9 Sunbula 1400 (31 Ağustos 2021), son mağlup Amerikan askerinin Afganistan topraklarından utanç içinde kaçtığı gündü. O gün, kanın çeliğe, imanın korkuya ve bir ulusun kararlılığının, bir halkın ruhuna kök salmış kültürü ve kimliği güç ve servetle silip atabileceklerini düşünen dünyanın büyük güçlerinin içi boş iddialarına üstün geldiği bir sembol haline geldi.
Bu tarih, askeri işgalin sonunu kayıtlasa da aynı zamanda daha büyük bir mücadelenin başlangıcını da haber verdi: O da savaş alanında yenilgiye uğramış ancak Afgan toplumunda ideolojisinin zehrini geride bırakan bir sömürgeciden düşünce ve kültür alanını geri alma mücadelesidir.
Afganistan’ın yirmi yıllık işgali sadece askeri saldırıyla sınırlı değildi. Beraberinde kültürel bir saldırı da getirdi. İşgalciler, medya ağları, yabancı değerlerin teşviki ve bu toprakların özüne yabancı yaşam tarzları aracılığıyla, kendi köklü tarihinden ve sarsılmaz imanından uzak nesiller yetiştirmeye çalıştı.
Mücahidleri dünya gözünde “teröristler” olarak göstermek ve bir ulusun kutsal cihat ve direnişini bir grubun şiddet eylemlerine indirgemek için çalıştılar.

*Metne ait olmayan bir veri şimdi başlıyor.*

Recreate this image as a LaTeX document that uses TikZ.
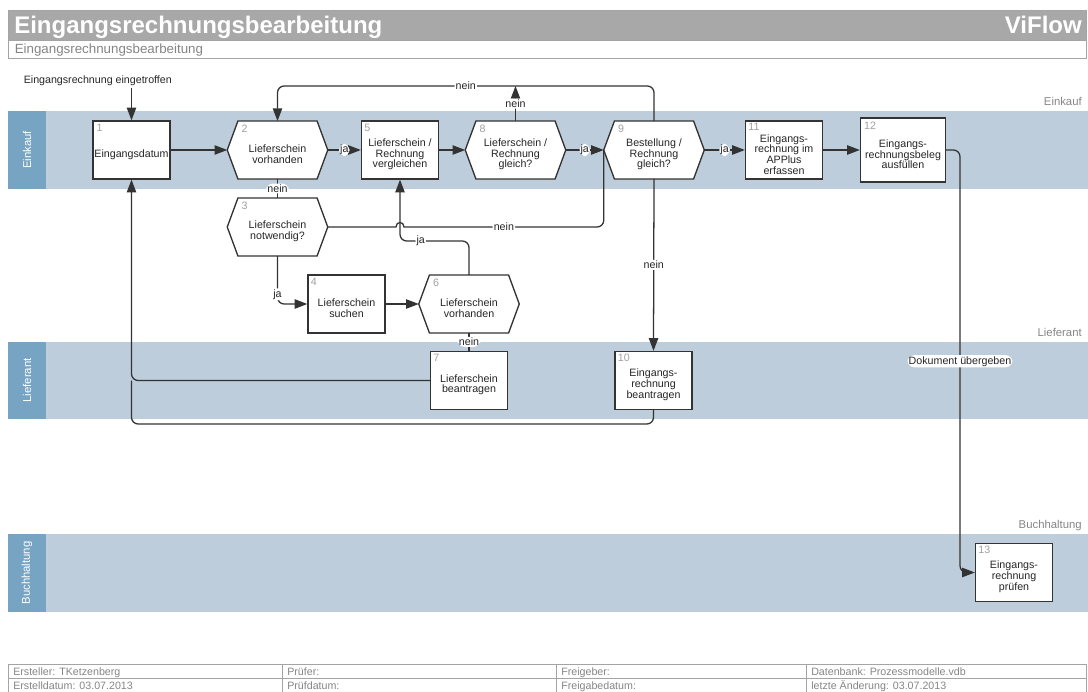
\documentclass[tikz,border=0pt]{standalone}
\usepackage{fontspec}
\setmainfont{Liberation Sans}
\usetikzlibrary{arrows.meta}

\definecolor{lanebg}{HTML}{BDCDDB}
\definecolor{lanehead}{HTML}{78A4C4}
\definecolor{titlebar}{HTML}{A8A8A8}
\definecolor{framegray}{HTML}{A4A4A4}
\definecolor{numgray}{HTML}{A0A0A0}
\definecolor{softgray}{HTML}{858585}
\definecolor{ink}{HTML}{262626}
\definecolor{linec}{HTML}{333333}

% elongated hexagon around a (borderless) node
\newcommand\hexfill[1]{%
  \filldraw[draw=linec, fill=white, line width=1pt]
    (#1.west) -- ([xshift=8pt]#1.north west) -- ([xshift=-8pt]#1.north east)
    -- (#1.east) -- ([xshift=-8pt]#1.south east) -- ([xshift=8pt]#1.south west) -- cycle;}

\begin{document}
\begin{tikzpicture}[x=0.75pt, y=-0.75pt,
  every node/.style={font=\fontsize{8}{8}\selectfont, text=ink, inner sep=0pt},
  box/.style={draw=linec, fill=white, line width=1pt, minimum width=57.75pt, minimum height=43.5pt},
  widebox/.style={box, minimum width=63.75pt, minimum height=48pt},
  hexbox/.style={minimum width=75pt, minimum height=43pt},
  caption/.style={align=center, yshift=-3.2pt},
  num/.style={anchor=north west, text=numgray},
  flow/.style={draw=linec, line width=0.95pt, rounded corners=5pt},
  arr/.style={flow, -{Triangle[length=9.5pt,width=7pt]}},
  lbl/.style={fill=white, inner sep=0.8pt},
  lanetitle/.style={anchor=base east, text=softgray, font=\fontsize{8.5}{8.5}\selectfont},
  lanename/.style={rotate=90, text=white, font=\fontsize{8.5}{8.5}\selectfont},
  foot/.style={anchor=base west, text=softgray, font=\fontsize{8}{8}\selectfont}
]
\useasboundingbox (0,0) rectangle (1088,692);

% ---------- header ----------
\fill[titlebar] (8,10) rectangle (1086,40);
\draw[framegray, fill=white, line width=0.7pt] (8,40) rectangle (1086,58);
\draw[framegray, line width=0.7pt] (8,10) rectangle (1086,58);
\node[anchor=base west, text=white, font=\fontsize{18}{18}\selectfont\bfseries] (title) at (14,33.3) {Eingangsrechnungsbearbeitung};
\node[anchor=base east, text=white, font=\fontsize{18}{18}\selectfont\bfseries] (brand) at (1082,33.3) {ViFlow};
\node[anchor=base west, text=softgray, font=\fontsize{10}{10}\selectfont] (subtitle) at (14.5,53.3) {Eingangsrechnungsbearbeitung};

% ---------- swimlanes ----------
\fill[lanebg] (8,111) rectangle (1088,189);
\fill[lanehead] (8,111) rectangle (46,189);
\fill[lanebg] (8,342) rectangle (1088,419);
\fill[lanehead] (8,342) rectangle (46,419);
\fill[lanebg] (8,534) rectangle (1088,612);
\fill[lanehead] (8,534) rectangle (46,612);

\node[lanename] (hEinkauf) at (27,150) {Einkauf};
\node[lanename] (hLieferant) at (27,380.5) {Lieferant};
\node[lanename] (hBuch) at (27,573) {Buchhaltung};

\node[lanetitle] (rEinkauf) at (1082,105.5) {Einkauf};
\node[lanetitle] (rLieferant) at (1082,336.5) {Lieferant};
\node[lanetitle] (rBuch) at (1082,528.5) {Buchhaltung};

% ---------- process steps ----------
\node[box] (n1) at (131.5,150) {};
\node[caption] (t1) at (n1) {Eingangsdatum};
\node[num] (k1) at ([xshift=3pt,yshift=-3pt]n1.north west) {1};

\node[hexbox] (n2) at (277.5,150) {};
\hexfill{n2}
\node[caption] (t2) at (n2) {Lieferschein\\vorhanden};
\node[num] (k2) at ([xshift=10.5pt,yshift=-2.5pt]n2.north west) {2};

\node[hexbox] (n3) at (277.5,227) {};
\hexfill{n3}
\node[caption] (t3) at (n3) {Lieferschein\\notwendig?};
\node[num] (k3) at ([xshift=10.5pt,yshift=-2.5pt]n3.north west) {3};

\node[box] (n4) at (346.5,304) {};
\node[caption] (t4) at (n4) {Lieferschein\\suchen};
\node[num] (k4) at ([xshift=2.5pt,yshift=-2.5pt]n4.north west) {4};

\node[box] (n5) at (400,150) {};
\node[caption] (t5) at (n5) {Lieferschein /\\Rechnung\\vergleichen};
\node[num] (k5) at ([xshift=2.5pt,yshift=-2.5pt]n5.north west) {5};

\node[hexbox] (n6) at (469,304) {};
\hexfill{n6}
\node[caption] (t6) at (n6) {Lieferschein\\vorhanden};
\node[num] (k6) at ([xshift=10.5pt,yshift=-2.5pt]n6.north west) {6};

\node[box] (n7) at (469,380.5) {};
\node[caption] (t7) at (n7) {Lieferschein\\beantragen};
\node[num] (k7) at ([xshift=2.5pt,yshift=-2.5pt]n7.north west) {7};

\node[hexbox] (n8) at (515.5,150) {};
\hexfill{n8}
\node[caption] (t8) at (n8) {Lieferschein /\\Rechnung\\gleich?};
\node[num] (k8) at ([xshift=10.5pt,yshift=-2.5pt]n8.north west) {8};

\node[hexbox] (n9) at (654,150) {};
\hexfill{n9}
\node[caption] (t9) at (n9) {Bestellung /\\Rechnung\\gleich?};
\node[num] (k9) at ([xshift=10.5pt,yshift=-2.5pt]n9.north west) {9};

\node[box] (n10) at (653.5,380.5) {};
\node[caption] (t10) at (n10) {Eingangs-\\rechnung\\beantragen};
\node[num] (k10) at ([xshift=2.5pt,yshift=-2.5pt]n10.north west) {10};

\node[box] (n11) at (784,150) {};
\node[caption] (t11) at (n11) {Eingangs-\\rechnung im\\APPlus\\erfassen};
\node[num] (k11) at ([xshift=2.5pt,yshift=-2pt]n11.north west) {11};

\node[widebox] (n12) at (903,150) {};
\node[caption] (t12) at (n12) {Eingangs-\\rechnungsbeleg\\ausfüllen};
\node[num] (k12) at ([xshift=3pt,yshift=-3pt]n12.north west) {12};

\node[box] (n13) at (1014,572.5) {};
\node[caption] (t13) at (n13) {Eingangs-\\rechnung\\prüfen};
\node[num] (k13) at ([xshift=2.5pt,yshift=-2.5pt]n13.north west) {13};

% ---------- start event ----------
\node[anchor=base west] (start) at (23.5,83.5) {Eingangsrechnung eingetroffen};
\coordinate (s0) at (131.5,88);
\draw[arr] (s0) -- (n1.north);

% ---------- routing helpers ----------
\coordinate (top) at (0,86);
\coordinate (jay) at (0,241);
\coordinate (hopL) at (396,227);
\coordinate (hopR) at (404,227);
\coordinate (loopB) at (131.5,424);
\coordinate (docx) at (960,0);

% ---------- connectors ----------
\draw[arr] (n1.east) -- (n2.west);
\draw[arr] (n2.east) -- node[lbl] {ja} (n5.west);
\draw[flow] (n2.south) -- node[lbl] {nein} (n3.north);
\draw[arr] (n3.south) -- node[lbl, pos=0.8] {ja} (n3.south |- n4.west) -- (n4.west);
\draw[flow, sharp corners] (n3.east) -- (hopL) .. controls (396,221) and (404,221) .. (hopR)
  [rounded corners=5pt] -- node[lbl] {nein} (n9.west |- n3.east) -- (n9.west);
\draw[arr] (n4.east) -- (n6.west);
\draw[flow] (n6.south) -- node[lbl] {nein} (n7.north);
\draw[arr] (n6.north) -- (n6.north |- jay) -- node[lbl, pos=0.7] {ja} (n5.south |- jay) -- (n5.south);
\draw[arr] (n7.west) -| (n1.south);
\draw[flow] (n10.south) |- (loopB) -- (n1.south |- n7.west);
\draw[arr] (n5.east) -- (n8.west);
\draw[arr] (n8.east) -- node[lbl] {ja} (n9.west);
\draw[arr] (n8.north) -- node[lbl] {nein} (n8.north |- top);
\draw[arr] (n9.north) -- (n9.north |- top) -- node[lbl] {nein} (n2.north |- top) -- (n2.north);
\draw[arr] (n9.south) -- node[lbl] {nein} (n10.north);
\draw[arr] (n9.east) -- node[lbl] {ja} (n11.west);
\draw[arr] (n11.east) -- (n12.west);
\draw[arr] (n12.east) -| node[lbl, pos=0.75] {Dokument übergeben} (docx |- n13.west) -- (n13.west);

% ---------- footer ----------
\draw[framegray, line width=0.7pt] (8,664) rectangle (1086,698);
\draw[framegray, line width=0.7pt] (8,678) -- (1086,678);
\draw[framegray, line width=0.7pt] (282,664) -- (282,698);
\draw[framegray, line width=0.7pt] (556,664) -- (556,698);
\draw[framegray, line width=0.7pt] (806,664) -- (806,698);
\node[foot] (f1) at (13,675) {Ersteller: TKetzenberg};
\node[foot] (f2) at (287,675) {Prüfer:};
\node[foot] (f3) at (561,675) {Freigeber:};
\node[foot] (f4) at (811,675) {Datenbank: Prozessmodelle.vdb};
\node[foot] (f5) at (13,689) {Erstelldatum: 03.07.2013};
\node[foot] (f6) at (287,689) {Prüfdatum:};
\node[foot] (f7) at (561,689) {Freigabedatum:};
\node[foot] (f8) at (811,689) {letzte Änderung: 03.07.2013};
\end{tikzpicture}
\end{document}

Ancak savaşın derin siperlerinde bir elinde Kuran-ı Kerim, diğer elinde silah taşıyan Afgan gençliği sadece tanklara ve bombalara değil aynı zamanda kültürel saldırıya karşı da dimdik durdu.
Onların imanı, kimliklerine yönelik bu saldırıya karşı güçlü bir set oluşturdu.
Bugün, kesin bir askeri zaferden sonra bile görev henüz tamamlanmış değil. Düşman askerleri gitmiş olabilir ancak savaş alanı yeni cephelere kaymış durumda: okullar, kitaplar, medya, sanat ve siber dünya.
Askeri olarak yenilmiş olsa da düşman, gençliği içi boş materyalist ideolojilerle cezbetmeye, bölücü taktiklerle ümmetin birliğini parçalamaya ve bir zamanlar mücahidlerin en büyük silahı olan dini heyecanı silmeye çalışarak görüşlerini topluma tatlı bir zehir gibi enjekte etmeye devam ediyor.
Bu yeni aşama, dini alimlere, yazarlara, şairlere, üniversite profesörlerine ve her vatansever Afgan’a daha ağır bir sorumluluk yüklüyor. Mücahidlerin savaş alanında sergilediği aynı cesaretle kültürel ve fikri mücadeleye girişmeliyiz.
Özgün içerik üretimi, İslami-Afgan değerlerinin canlandırılması, milli ve dini kimliğe kök salmış bir eğitim sisteminin güçlendirilmesi ve toplumu düşman komplolarına karşı aydınlatma yoluyla güçlü direniş merkezleri inşa edilmelidir.
Bugünün mücadelesi, zihinleri ve kalpleri geri alma savaşıdır.
Düşmanın başka bir kılıkta veya aldatıcı sözlerle geri dönmemesi için uyanıklık şarttır. 9 Sunbula zaferi, hiçbir gücün bir ulusun birleşik iradesinin üstesinden gelemeyeceğini kanıtladı. Aynı irade şimdi, düşmanın vurmak istediği asıl cephe olan fikri egemenliği korumaya yönlendirilmelidir.
AİE yönetimi altında Afganistan, sadece askeri bağımsızlığını güvence altına almakla kalmayıp aynı zamanda fikri ve kültürel bağımsızlık için büyük bir projeyi ilerletme tarihi fırsatına sahiptir. Bu, özgürlük yolunu açmak için canlarını feda eden şehitlere en yüksek saygı duruşudur.
Afganistan’ın gelecek nesilleri, kimliklerinden emin ve yabancı etkiden bağımsız, özgür ve onurlu bir vatanda yaşamayı hak ediyor. 9 Sunbula işgalin sonunun mührü oldu ancak aynı zamanda derin bir sorumluluğun da başlangıcı oldu:
O sorumluluk ki her alanda gururlu, kendi kendine yeter ve hiçbir şeyin gölgesi altında kalmayan bir Afganistan inşa etme sorumluluğudur.